I thought I had found him: a chief executive who is the exception to the rule that no leader is indispensable.
They rewarded him with their overwhelming backing for $84m in repayment of the pay he had forfeited on leaving Canadian Pacific, another rail company, in January.
Two days later, another pugnacious 72-year-old - Sir Martin Sorrell, long-serving chief executive of advertising group WPP - faced his investors. Holders of 21 per cent of shares voted against his £48m pay package, or abstained, compared with more than a third in 2016, when the overall amount up for approval was a record £70.4m.
Sir Martin is visibly healthier than the oxygen-sipping Mr Harrison. As I wrote in 2015, he is the Benjamin Button of advertising, looking progressively younger as he ages. But the terms on which he is paid and his indispensability are also in question. With each year that passes, as Standard Life, the big institutional investor, pointed out at the annual meeting, "the time to address succession for the CEO shortens and the necessity to do so becomes more pressing".
Mr Harrison's case for receiving tens of millions of dollars is arguably stronger than Sir Martin's. He has revolutionised the performance of a number of railroads, removing one doubt that hangs over one-hit leaders: can they repeat the trick at another organisation?
He wrote the book - two books, in fact - on "precision railroading", a system to improve punctuality and efficiency. To fans, he is the Eiji Toyoda of freight rail, though his ruthless approach riles unions, workers and occasionally customers.
The markets have already shown how valuable they think he is. "His entering the building changes things just by itself," Anthony Hatch, a New York-based analyst, told me.

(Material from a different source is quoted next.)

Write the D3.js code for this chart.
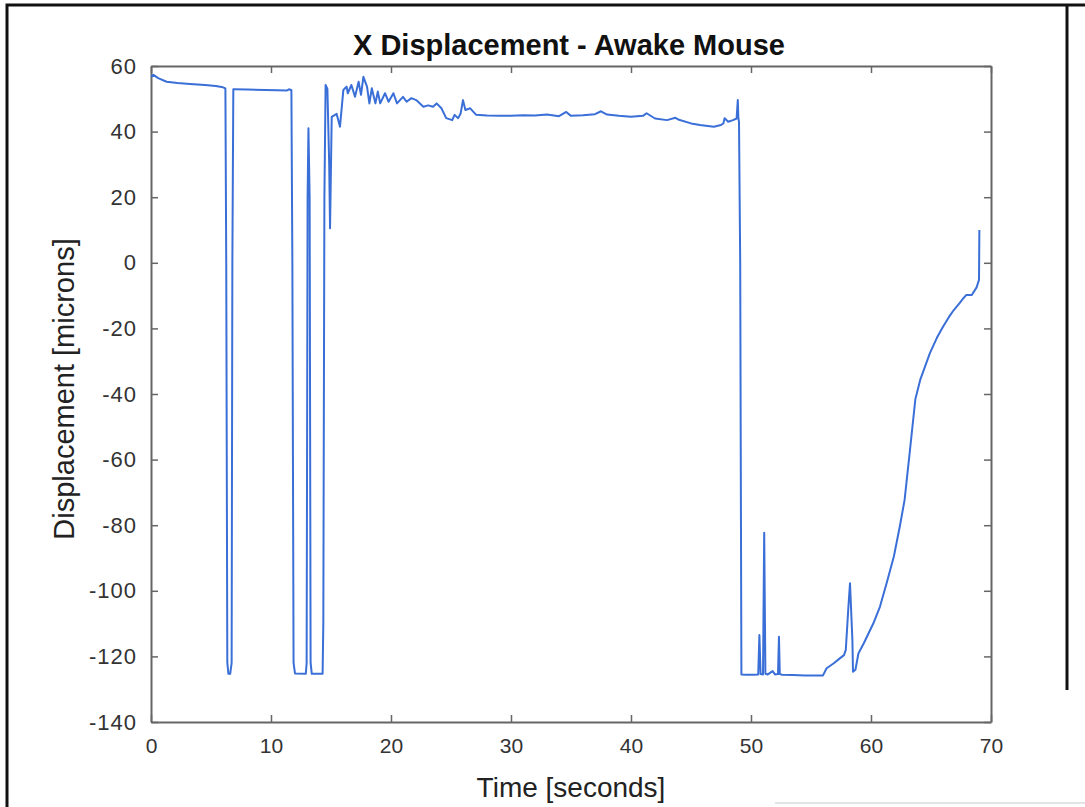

Since Mantle Ridge, an activist hedge fund, made public its plan to install Mr Harrison at CSX, the railroad's shares have surged nearly 50 per cent.
The board grudgingly appointed him in March and left investors with the choice of backing the $84m reimbursement package or losing the wizard who had already conjured up as much as $11bn of stock price appreciation. Under the circumstances - and despite Mr Harrison's unspecified health problems - shareholders were as likely to ditch their driver as the crew of the Cannonball Express would have been to offload Casey Jones in the middle of an ambush by bandits.
Sir Martin's situation is different. He is also a hired hand but one with the skills of an entrepreneur. He built WPP to its current size from the small wire products manufacturer in which he bought a stake in 1985.
Yet, like Mr Harrison, Sir Martin has acquired an aura of indispensability that shareholders are naturally reluctant to challenge as long as WPP continues to increase revenues and profit. Meanwhile, the annual circus of protest about Sir Martin's pay packet masks the more important question raised by Standard Life of who or what comes next.
The problem with the myth of the indispensable chief executive is that the more willing shareholders are to believe it, the more they have to pay to sustain it.
In 1993, a newspaper in Mr Harrison's hometown of Memphis asked why he chose railroading as a career. "Money," he replied. "It was the best-paying job you could find if you were lucky enough to get one."
His luck has held. Having started out oiling railcar wheels, he now commands rich pay and incentives each time he takes a new railroad job.
For CSX investors, though, hiring Mr Harrison is a short-term bet. Whether it pays off depends on his being there long enough to work his turnround alchemy - and give way to a successor.
The evidence is that he is already having an impact. But CSX is a complex challenge. There are few safeguards in case he fails, or, worse, departs before the job is done.
Both Mr Harrison and Sir Martin have an eye on their legacies. But the real proof of whether they are suffering from Ozymandian delusions or have laid down a sound future foundation will only come after they leave.
In fact, the long-term success of their companies depends on their not being indispensable. Their job is to engineer a locomotive that any competent successor can drive, and agree to hand over the controls well before there is any risk of the train hitting the buffers.